Bruno Le Maire va donc trier dans le portefeuille de l’Etat, ce qui est vendable et ce qui ne doit pas l’être. Un beau débat en perspective.

"J’assume, dit-il, d’annoncer des cessions d’actifs importants qui permettra au contribuable de savoir que cet argent est placé dans des industries du futur, alors que jusqu'à maintenant, cet argent finançait le passé."

L’Etat a un beau portefeuille de plus de 70 milliards d’euros : ça va de ParisAéroports à Air France, en passant par KLM, Renault, Engie, Orange. Auxquelles il faudrait ajouter EDF.
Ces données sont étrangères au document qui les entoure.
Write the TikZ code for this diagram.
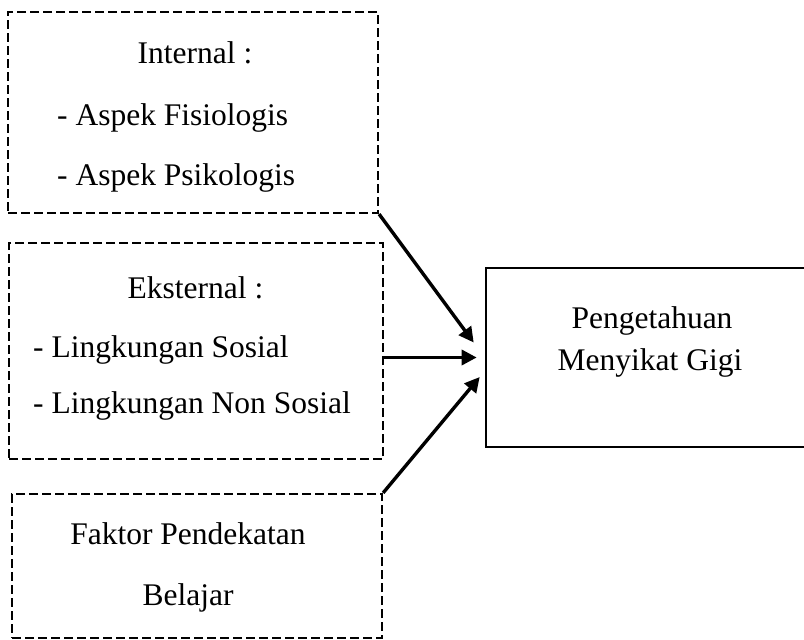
\documentclass[tikz,border=0pt]{standalone}
\usepackage{fontspec}
\setmainfont{Liberation Serif}
\usetikzlibrary{arrows.meta}

\begin{document}
\begin{tikzpicture}[x=1pt, y=-1pt,
    dashbox/.style={draw, line width=2.2pt, dash pattern=on 9pt off 4pt, inner sep=0pt},
    solidbox/.style={draw, line width=2.6pt, inner sep=0pt},
    txt/.style={inner sep=0pt, font=\fontsize{31.5}{38}\selectfont},
    arr/.style={line width=3.4pt, -{Triangle[length=15pt,width=15pt]}}]
        \useasboundingbox (0,0) rectangle (804,640);
        
        % boxes
        \node[dashbox, minimum width=370pt, minimum height=201pt] (internal) at (193,112.5) {};
        \node[dashbox, minimum width=374pt, minimum height=216pt] (eksternal) at (196,351) {};
        \node[dashbox, minimum width=370pt, minimum height=144pt] (faktor) at (197,566) {};
        \node[solidbox, minimum width=320pt, minimum height=179pt] (pengetahuan) at (646,357.5) {};
        
        % texts
        \node[txt, anchor=base] (internal-t) at (195,63) {Internal :};
        \node[txt, anchor=base west] (internal-a) at (57,125) {- Aspek Fisiologis};
        \node[txt, anchor=base west] (internal-b) at (57,185) {- Aspek Psikologis};
        
        \node[txt, anchor=base] (eksternal-t) at (195.5,298) {Eksternal :};
        \node[txt, anchor=base west] (eksternal-a) at (33,357) {- Lingkungan Sosial};
        \node[txt, anchor=base west] (eksternal-b) at (33,413) {- Lingkungan Non Sosial};
        
        \node[txt, anchor=base] (faktor-a) at (188,544) {Faktor Pendekatan};
        \node[txt, anchor=base] (faktor-b) at (188,605) {Belajar};
        
        \node[txt, anchor=base] (pengetahuan-a) at (652,328) {Pengetahuan};
        \node[txt, anchor=base] (pengetahuan-b) at (650,370) {Menyikat Gigi};
        
        % arrows
        \coordinate (in1) at ([xshift=-11pt, yshift=15pt]pengetahuan.west);
        \coordinate (in2) at ([xshift=-8pt]pengetahuan.west);
        \coordinate (in3) at ([xshift=-5pt, yshift=-19.5pt]pengetahuan.west);
        
        \draw[arr] (internal.south east) -- (in1);
        \draw[arr] (eksternal.east |- in2) -- (in2);
        \draw[arr] (faktor.north east) -- (in3);
        
    \end{tikzpicture}
\end{document}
Michel Sapin avait tenté de faire une opération semblable, mais il s’était arrêté à la vente de titres Safran pour récolter 365 millions d’euros. Au début de cette année, l ‘APE (Agence des Participations de l’Etat), avait été plus volontaire puisqu’elle a réussià vendre des titres Engie pour 1,14 milliards d'euros et à reclasser les titres Peugeot à la BPI pour 1,86 milliards d’euros.
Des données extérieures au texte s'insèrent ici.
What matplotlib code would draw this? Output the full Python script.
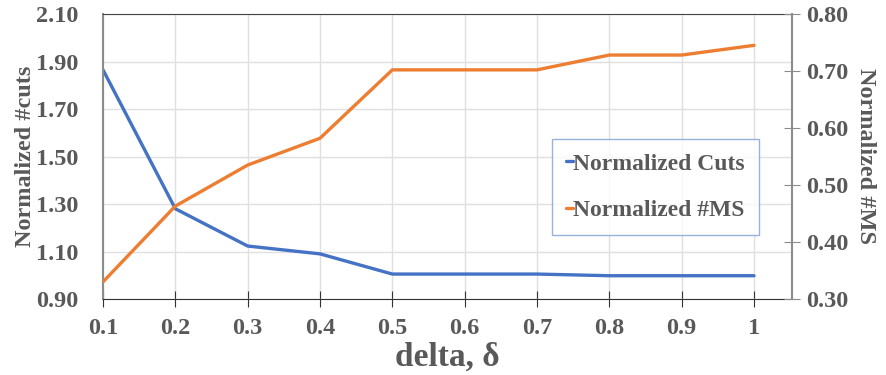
import numpy as np
import matplotlib
matplotlib.use("Agg")
import matplotlib.pyplot as plt

delta = ['0.1', '0.2', '0.3', '0.4', '0.5', '0.6', '0.7', '0.8', '0.9', '1']
norm_cuts = [1.865, 1.28, 1.123, 1.09, 1.005, 1.005, 1.005, 0.998, 0.998, 0.998]
norm_ms = [0.330, 0.463, 0.535, 0.582, 0.702, 0.702, 0.702, 0.728, 0.728, 0.745]

gray = '#595959'
plt.rcParams['font.family'] = ['Liberation Serif', 'DejaVu Serif']
plt.rcParams['font.weight'] = 'bold'

fig = plt.figure(figsize=(8.86, 3.75), dpi=100)
ax = fig.add_axes([103/886, 1 - 299/375, (792 - 103)/886, (299 - 14)/375])
ax2 = ax.twinx()

x = np.arange(len(delta))
l1, = ax.plot(x, norm_cuts, color='#4472C4', lw=2.4, solid_capstyle='round', label='Normalized Cuts')
l2, = ax2.plot(x, norm_ms, color='#ED7D31', lw=2.4, solid_capstyle='round', label='Normalized #MS')

ax.set_xlim(0, 9.525)
ax.set_ylim(0.9, 2.1)
ax2.set_ylim(0.3, 0.8)
ax.set_yticks(np.arange(0.9, 2.11, 0.2))
ax.set_yticklabels(['%.2f' % v for v in np.arange(0.9, 2.11, 0.2)])
ax2.set_yticks(np.arange(0.3, 0.81, 0.1))
ax2.set_yticklabels(['%.2f' % v for v in np.arange(0.3, 0.81, 0.1)])
ax.set_xticks(x)
ax.set_xticklabels(delta)

ax.grid(True, color='#e0e0e0', lw=1)
ax.set_axisbelow(True)

for a in (ax, ax2):
    for s in a.spines.values():
        s.set_visible(False)
ax.spines['bottom'].set_visible(True)
ax.spines['bottom'].set_color('#333333')
ax.spines['left'].set_visible(True)
ax.spines['left'].set_color('#8c8c8c')
ax.spines['left'].set_linewidth(1.5)
ax.spines['top'].set_visible(True)
ax.spines['top'].set_color('#444444')
ax2.spines['right'].set_visible(True)
ax2.spines['right'].set_color('#8c8c8c')
ax2.spines['right'].set_linewidth(1.5)

ax.tick_params(axis='x', direction='inout', length=12, color='#333333', labelsize=17.5, labelcolor=gray, pad=8)
ax.tick_params(axis='y', length=0, labelsize=17.5, labelcolor=gray, pad=18)
ax2.tick_params(axis='y', direction='inout', length=12, color='#8c8c8c', labelsize=17.5, labelcolor=gray, pad=4)

ax.set_xlabel('delta, δ', fontsize=24, color=gray, fontweight='bold', labelpad=2)
ax.set_ylabel('Normalized #cuts', fontsize=17.5, color=gray, fontweight='bold', labelpad=0)
ax2.set_ylabel('Normalized #MS', fontsize=17.5, color=gray, fontweight='bold', rotation=270, labelpad=20)

leg = ax2.legend(handles=[l1, l2], loc='upper left', bbox_to_anchor=((552 - 103)/689, 1 - (139 - 14)/285),
                 frameon=True, fancybox=False, handlelength=0.3, handletextpad=0.0,
                 labelspacing=1.05, borderpad=0.6, borderaxespad=0, fontsize=17, labelcolor=gray)
leg.get_frame().set_edgecolor('#7f9fd8')
leg.get_frame().set_linewidth(1)

plt.savefig('out.png', dpi=100)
La grande majorité des participations de l’Etat sont cristallisées dans la vieille économie. Ce sont ces valeurs dont Bruno Le Maire voudrait se débarrasser et récolter au passage 10 milliards d’euros. L’objectif étant de se dégager des secteurs en concurrence et des secteurs un peu vieux pour renforcer la présence française dans les nouvelles technologies, là où gagnent déjà Airbus, Orange, Thalès, Safran et EDF.
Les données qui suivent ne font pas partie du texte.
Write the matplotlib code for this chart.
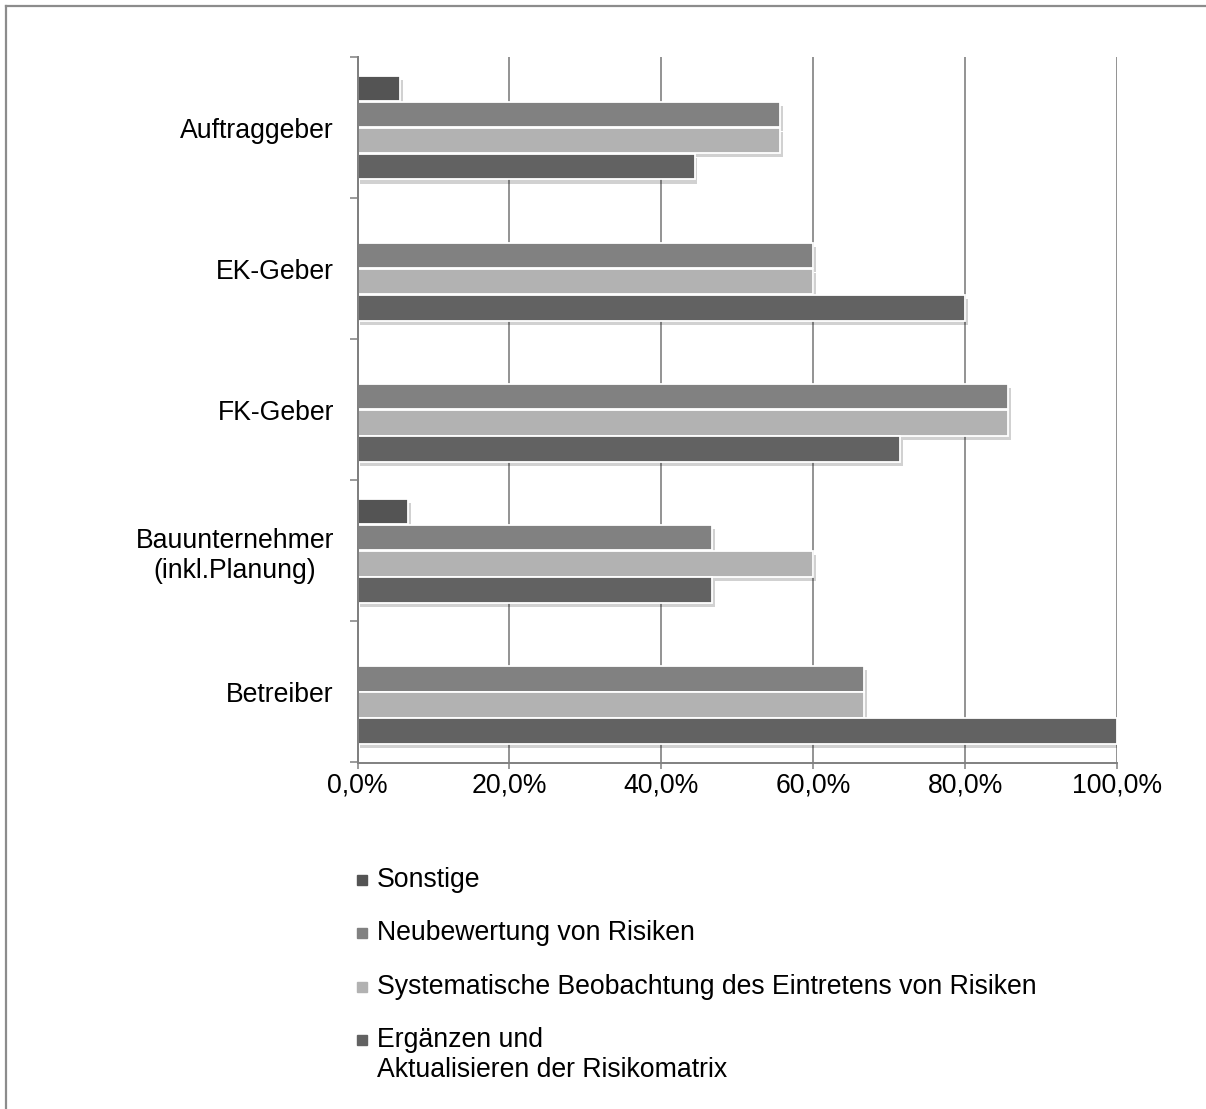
import matplotlib

matplotlib.use("Agg")
import matplotlib.pyplot as plt
import matplotlib.patheffects as pe
import numpy as np
from matplotlib.lines import Line2D
from matplotlib.patches import Rectangle
from matplotlib.ticker import FuncFormatter

plt.rcParams["font.family"] = ["Liberation Sans", "DejaVu Sans"]

# --- data (share of respondents, %) ------------------------------------------
categories = ["Auftraggeber", "EK-Geber", "FK-Geber",
              "Bauunternehmer\n(inkl.Planung)", "Betreiber"]
series = ["Sonstige",
          "Neubewertung von Risiken",
          "Systematische Beobachtung des Eintretens von Risiken",
          "Ergänzen und\nAktualisieren der Risikomatrix"]
sonstige = [5.6, 0.0, 0.0, 6.7, 0.0]
neubewertung = [55.6, 60.0, 85.7, 46.7, 66.7]
beobachtung = [55.6, 60.0, 85.7, 60.0, 66.7]
ergaenzen = [44.4, 80.0, 71.4, 46.7, 100.0]
x_ticks = [0, 20, 40, 60, 80, 100]

colors = ["#545454", "#818181", "#b2b2b2", "#626262"]
values = [sonstige, neubewertung, beobachtung, ergaenzen]
FS = 19.2

W, H = 1206, 1109
fig = plt.figure(figsize=(W / 100, H / 100), dpi=100)
ax = fig.add_axes([357.5 / W, 1 - 762.5 / H, (1117 - 357.5) / W, (762.5 - 57) / H])

y = np.arange(len(categories))
step, height = 0.185, 0.18
offsets = (np.arange(len(series)) - 1.5) * step
shadow = [pe.SimplePatchShadow(offset=(2, -3), shadow_rgbFace="#000000", alpha=0.18),
          pe.Normal()]
for vals, off, col in zip(values, offsets, colors):
    bars = ax.barh(y + off, vals, height=height, color=col,
                   edgecolor="white", linewidth=1.3, zorder=3)
    for b in bars:
        if b.get_width() > 0:
            b.set_path_effects(shadow)

ax.set_xlim(0, 100)
ax.set_ylim(len(categories) - 0.5, -0.5)

grey = "#808080"
ax.set_xticks(x_ticks)
ax.xaxis.set_major_formatter(FuncFormatter(lambda v, _: f"{v:.1f}%".replace(".", ",")))
ax.grid(axis="x", color=grey, lw=1.2, zorder=0)
ax.tick_params(axis="x", length=4.5, width=1.1, color=grey, pad=3, labelsize=FS)

ax.set_yticks(y)
ax.set_yticklabels(categories, multialignment="center")
ax.set_yticks(np.arange(len(categories) + 1) - 0.5, minor=True)
ax.tick_params(axis="y", which="major", length=0, pad=17, labelsize=FS)
ax.tick_params(axis="y", which="minor", length=6, width=1.1, color=grey)

for side in ["top", "right"]:
    ax.spines[side].set_visible(False)
for side in ["left", "bottom"]:
    ax.spines[side].set_color(grey)
    ax.spines[side].set_linewidth(1.4)
    ax.spines[side].set_zorder(4)
# category axis line, drawn explicitly so it shows between the bar groups
ax.axvline(0, color=grey, lw=1.4, zorder=4, clip_on=False)

# legend, stacked below the plot
leg_rows = [880, 933, 987, 1040]
for name, col, row in zip(series, colors, leg_rows):
    fig.patches.append(Rectangle((357 / W, 1 - (row + 5) / H), 10 / W, 10 / H,
                                 transform=fig.transFigure, color=col))
    fig.text(377 / W, 1 - (row - 13) / H, name, fontsize=FS, va="top",
             linespacing=1.2)

# outer frame (only top/left edges visible)
fig.add_artist(Line2D([6 / W, 1], [1 - 6 / H, 1 - 6 / H], color="#8c8c8c", lw=1.6))
fig.add_artist(Line2D([6 / W, 6 / W], [0, 1 - 6 / H], color="#8c8c8c", lw=1.6))

fig.savefig("out.png", dpi=100)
Le vrai problème, ce sont les participations d’Etat dans des secteurs qui ont une vocation de service public, mais qui sont en réalité en concurrence sans avoir les moyens d’assumer cette concurrence : la SNCF, la RATP, et la Poste. Entreprises encore intouchables. Auxquelles Bruno Le Maire ne touchera pas. Il y a trop d’idéologie dans l’air. Cela dit,même les autres sociétés publiques sont encore un tabou que beaucoup au gouvernement ne veulent pas transgresser. L’imagination des gouvernants, des administrations et des hommes politiques pour justifier les entreprises d’Etat est illimitée. Entreprises avec des missions de service public, entreprises sensibles et stratégiques etc. Normal, logique. Aujourd’hui, l’important, c’est que le ministre ouvre la porte.